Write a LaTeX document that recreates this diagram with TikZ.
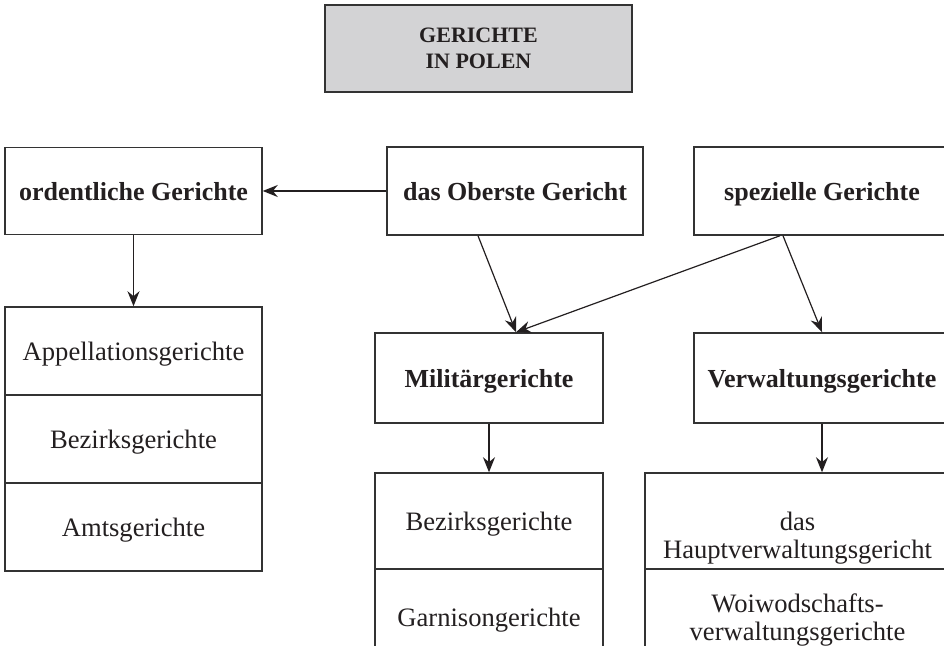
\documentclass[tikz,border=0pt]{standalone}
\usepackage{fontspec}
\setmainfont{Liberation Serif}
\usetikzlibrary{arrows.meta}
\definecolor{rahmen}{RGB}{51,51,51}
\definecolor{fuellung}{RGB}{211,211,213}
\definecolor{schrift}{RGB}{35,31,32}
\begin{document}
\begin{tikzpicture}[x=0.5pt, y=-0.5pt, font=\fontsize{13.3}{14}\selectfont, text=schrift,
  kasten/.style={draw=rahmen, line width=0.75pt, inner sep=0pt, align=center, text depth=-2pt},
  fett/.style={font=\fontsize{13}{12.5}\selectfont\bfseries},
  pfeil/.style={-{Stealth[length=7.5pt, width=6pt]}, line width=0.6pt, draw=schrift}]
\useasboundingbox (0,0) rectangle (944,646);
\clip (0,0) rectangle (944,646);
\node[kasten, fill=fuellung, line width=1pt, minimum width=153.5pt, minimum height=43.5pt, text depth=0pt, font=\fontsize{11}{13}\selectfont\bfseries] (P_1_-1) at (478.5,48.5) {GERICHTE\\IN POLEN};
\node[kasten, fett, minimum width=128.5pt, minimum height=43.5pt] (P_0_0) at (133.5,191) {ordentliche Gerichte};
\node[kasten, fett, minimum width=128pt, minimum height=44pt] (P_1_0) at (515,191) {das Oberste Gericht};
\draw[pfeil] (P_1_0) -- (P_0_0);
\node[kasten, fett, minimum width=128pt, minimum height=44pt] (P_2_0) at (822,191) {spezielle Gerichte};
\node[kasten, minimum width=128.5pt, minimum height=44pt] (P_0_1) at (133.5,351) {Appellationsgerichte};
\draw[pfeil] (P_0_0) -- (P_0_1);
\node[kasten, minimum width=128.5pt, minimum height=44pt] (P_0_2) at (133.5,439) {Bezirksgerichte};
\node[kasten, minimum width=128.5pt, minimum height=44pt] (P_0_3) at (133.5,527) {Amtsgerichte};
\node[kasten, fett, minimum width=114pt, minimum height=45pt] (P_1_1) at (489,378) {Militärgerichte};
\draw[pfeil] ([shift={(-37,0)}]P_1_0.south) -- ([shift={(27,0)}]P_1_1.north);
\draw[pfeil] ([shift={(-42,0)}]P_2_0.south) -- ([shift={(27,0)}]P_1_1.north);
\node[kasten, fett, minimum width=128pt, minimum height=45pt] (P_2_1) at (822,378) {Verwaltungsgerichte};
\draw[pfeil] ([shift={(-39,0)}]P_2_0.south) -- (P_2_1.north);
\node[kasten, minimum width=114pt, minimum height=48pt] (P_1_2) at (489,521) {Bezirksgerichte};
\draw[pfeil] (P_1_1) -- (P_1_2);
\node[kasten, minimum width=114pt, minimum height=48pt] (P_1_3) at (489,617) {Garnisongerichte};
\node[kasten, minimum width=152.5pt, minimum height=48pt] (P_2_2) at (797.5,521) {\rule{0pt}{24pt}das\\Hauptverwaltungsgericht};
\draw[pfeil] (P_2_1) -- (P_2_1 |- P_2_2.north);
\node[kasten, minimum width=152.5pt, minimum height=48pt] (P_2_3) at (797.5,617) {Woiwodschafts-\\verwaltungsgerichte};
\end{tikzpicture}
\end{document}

——————————

● **EXERCISE DETAILS**
Extract the full listing above verbatim; pictures are to be left out of the copy.

● **FULL RESPONSE**
Write a LaTeX document that recreates this diagram with TikZ.
\documentclass[tikz,border=0pt]{standalone}
\usepackage{fontspec}
\setmainfont{Liberation Serif}
\usetikzlibrary{arrows.meta}
\definecolor{rahmen}{RGB}{51,51,51}
\definecolor{fuellung}{RGB}{211,211,213}
\definecolor{schrift}{RGB}{35,31,32}
\begin{document}
\begin{tikzpicture}[x=0.5pt, y=-0.5pt, font=\fontsize{13.3}{14}\selectfont, text=schrift,
  kasten/.style={draw=rahmen, line width=0.75pt, inner sep=0pt, align=center, text depth=-2pt},
  fett/.style={font=\fontsize{13}{12.5}\selectfont\bfseries},
  pfeil/.style={-{Stealth[length=7.5pt, width=6pt]}, line width=0.6pt, draw=schrift}]
\useasboundingbox (0,0) rectangle (944,646);
\clip (0,0) rectangle (944,646);
\node[kasten, fill=fuellung, line width=1pt, minimum width=153.5pt, minimum height=43.5pt, text depth=0pt, font=\fontsize{11}{13}\selectfont\bfseries] (P_1_-1) at (478.5,48.5) {GERICHTE\\IN POLEN};
\node[kasten, fett, minimum width=128.5pt, minimum height=43.5pt] (P_0_0) at (133.5,191) {ordentliche Gerichte};
\node[kasten, fett, minimum width=128pt, minimum height=44pt] (P_1_0) at (515,191) {das Oberste Gericht};
\draw[pfeil] (P_1_0) -- (P_0_0);
\node[kasten, fett, minimum width=128pt, minimum height=44pt] (P_2_0) at (822,191) {spezielle Gerichte};
\node[kasten, minimum width=128.5pt, minimum height=44pt] (P_0_1) at (133.5,351) {Appellationsgerichte};
\draw[pfeil] (P_0_0) -- (P_0_1);
\node[kasten, minimum width=128.5pt, minimum height=44pt] (P_0_2) at (133.5,439) {Bezirksgerichte};
\node[kasten, minimum width=128.5pt, minimum height=44pt] (P_0_3) at (133.5,527) {Amtsgerichte};
\node[kasten, fett, minimum width=114pt, minimum height=45pt] (P_1_1) at (489,378) {Militärgerichte};
\draw[pfeil] ([shift={(-37,0)}]P_1_0.south) -- ([shift={(27,0)}]P_1_1.north);
\draw[pfeil] ([shift={(-42,0)}]P_2_0.south) -- ([shift={(27,0)}]P_1_1.north);
\node[kasten, fett, minimum width=128pt, minimum height=45pt] (P_2_1) at (822,378) {Verwaltungsgerichte};
\draw[pfeil] ([shift={(-39,0)}]P_2_0.south) -- (P_2_1.north);
\node[kasten, minimum width=114pt, minimum height=48pt] (P_1_2) at (489,521) {Bezirksgerichte};
\draw[pfeil] (P_1_1) -- (P_1_2);
\node[kasten, minimum width=114pt, minimum height=48pt] (P_1_3) at (489,617) {Garnisongerichte};
\node[kasten, minimum width=152.5pt, minimum height=48pt] (P_2_2) at (797.5,521) {\rule{0pt}{24pt}das\\Hauptverwaltungsgericht};
\draw[pfeil] (P_2_1) -- (P_2_1 |- P_2_2.north);
\node[kasten, minimum width=152.5pt, minimum height=48pt] (P_2_3) at (797.5,617) {Woiwodschafts-\\verwaltungsgerichte};
\end{tikzpicture}
\end{document}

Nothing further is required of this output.